> Given information
──────────────────────────────

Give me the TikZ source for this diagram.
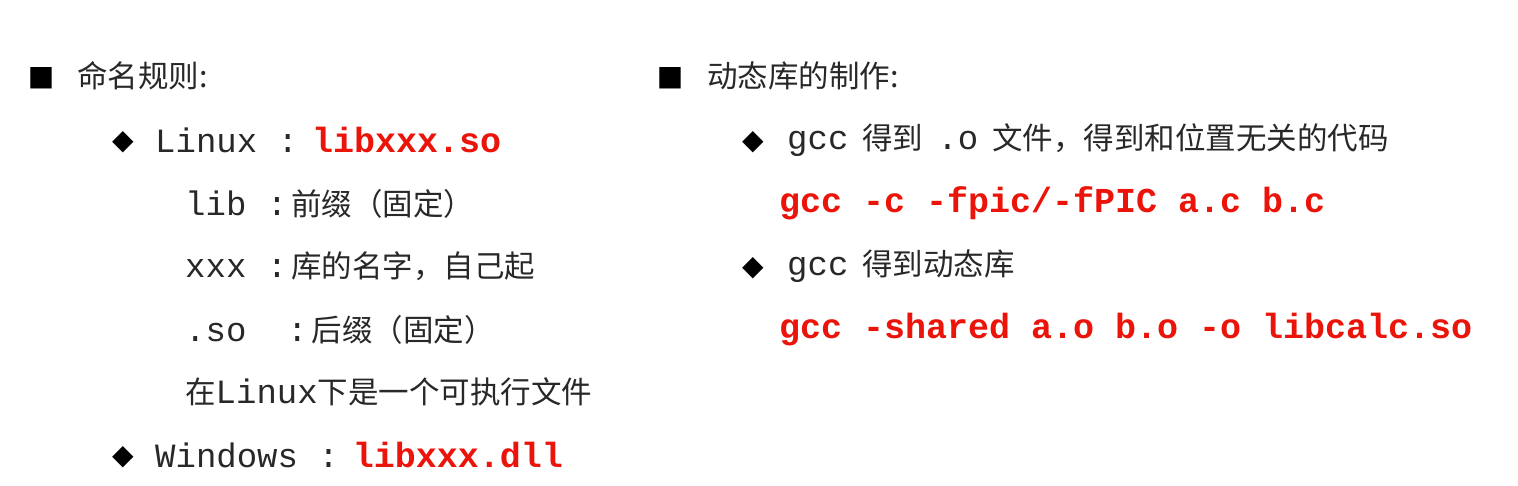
\documentclass[tikz,border=0pt]{standalone}
\usepackage{fontspec}
\setmainfont{Noto Sans CJK SC}
\setmonofont{Liberation Mono}
\newfontfamily\sym{DejaVu Sans}
\definecolor{txt}{RGB}{40,40,40}
\definecolor{rd}{RGB}{235,20,10}
\begin{document}
\begin{tikzpicture}[x=1pt,y=-1pt,
  t/.style={anchor=west,inner sep=0pt,text=txt,font=\fontsize{30.5}{34}\selectfont},
  bul/.style={anchor=center,inner sep=0pt,text=black,font=\sym\fontsize{28}{30}\selectfont}]
\useasboundingbox[fill=white] (0,0) rectangle (1518,486);
\newcommand\mt[1]{{\ttfamily\fontsize{34}{34}\selectfont #1}}
\newcommand\rt[1]{{\ttfamily\bfseries\color{rd}\fontsize{35}{34}\selectfont #1}}
\newcommand\gapsp{\hspace{14pt}}
% left
\node[bul] (b1) at (41,78) {■};
\node[t] (l1) at (77,76) {命名规则:};
\node[bul] (b2) at (123,142) {◆};
\node[t] (l2) at (155,140) {\mt{Linux :}\gapsp\rt{libxxx.so}};
\node[t] (l3) at (185,204) {\mt{lib :}\hspace{4pt}前缀（固定）};
\node[t] (l4) at (185,266) {\mt{xxx :}\hspace{4pt}库的名字，自己起};
\node[t] (l5) at (185,330) {\mt{.so\ \ :}\hspace{4pt}后缀（固定）};
\node[t] (l6) at (185,392) {在\mt{Linux}下是一个可执行文件};
\node[bul] (b3) at (123,457) {◆};
\node[t] (l7) at (155,455) {\mt{Windows :}\gapsp\rt{libxxx.dll}};
% right
\node[bul] (b4) at (670,78) {■};
\node[t] (r1) at (707,76) {动态库的制作:};
\node[bul] (b5) at (753,142) {◆};
\node[t] (r2) at (787,140) {\mt{gcc}\gapsp 得到\gapsp\mt{.o}\gapsp 文件，得到和位置无关的代码};
\node[t] (r3) at (779,203) {\rt{gcc -c -fpic/-fPIC a.c b.c}};
\node[bul] (b6) at (753,268) {◆};
\node[t] (r4) at (787,266) {\mt{gcc}\gapsp 得到动态库};
\node[t] (r5) at (779,330) {\rt{gcc -shared a.o b.o -o libcalc.so}};
\end{tikzpicture}
\end{document}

──────────────────────────────

> Task directions
Omit the pictures, and quote the material above exactly as given.

> Written answer
Give me the TikZ source for this diagram.
\documentclass[tikz,border=0pt]{standalone}
\usepackage{fontspec}
\setmainfont{Noto Sans CJK SC}
\setmonofont{Liberation Mono}
\newfontfamily\sym{DejaVu Sans}
\definecolor{txt}{RGB}{40,40,40}
\definecolor{rd}{RGB}{235,20,10}
\begin{document}
\begin{tikzpicture}[x=1pt,y=-1pt,
  t/.style={anchor=west,inner sep=0pt,text=txt,font=\fontsize{30.5}{34}\selectfont},
  bul/.style={anchor=center,inner sep=0pt,text=black,font=\sym\fontsize{28}{30}\selectfont}]
\useasboundingbox[fill=white] (0,0) rectangle (1518,486);
\newcommand\mt[1]{{\ttfamily\fontsize{34}{34}\selectfont #1}}
\newcommand\rt[1]{{\ttfamily\bfseries\color{rd}\fontsize{35}{34}\selectfont #1}}
\newcommand\gapsp{\hspace{14pt}}
% left
\node[bul] (b1) at (41,78) {■};
\node[t] (l1) at (77,76) {命名规则:};
\node[bul] (b2) at (123,142) {◆};
\node[t] (l2) at (155,140) {\mt{Linux :}\gapsp\rt{libxxx.so}};
\node[t] (l3) at (185,204) {\mt{lib :}\hspace{4pt}前缀（固定）};
\node[t] (l4) at (185,266) {\mt{xxx :}\hspace{4pt}库的名字，自己起};
\node[t] (l5) at (185,330) {\mt{.so\ \ :}\hspace{4pt}后缀（固定）};
\node[t] (l6) at (185,392) {在\mt{Linux}下是一个可执行文件};
\node[bul] (b3) at (123,457) {◆};
\node[t] (l7) at (155,455) {\mt{Windows :}\gapsp\rt{libxxx.dll}};
% right
\node[bul] (b4) at (670,78) {■};
\node[t] (r1) at (707,76) {动态库的制作:};
\node[bul] (b5) at (753,142) {◆};
\node[t] (r2) at (787,140) {\mt{gcc}\gapsp 得到\gapsp\mt{.o}\gapsp 文件，得到和位置无关的代码};
\node[t] (r3) at (779,203) {\rt{gcc -c -fpic/-fPIC a.c b.c}};
\node[bul] (b6) at (753,268) {◆};
\node[t] (r4) at (787,266) {\mt{gcc}\gapsp 得到动态库};
\node[t] (r5) at (779,330) {\rt{gcc -shared a.o b.o -o libcalc.so}};
\end{tikzpicture}
\end{document}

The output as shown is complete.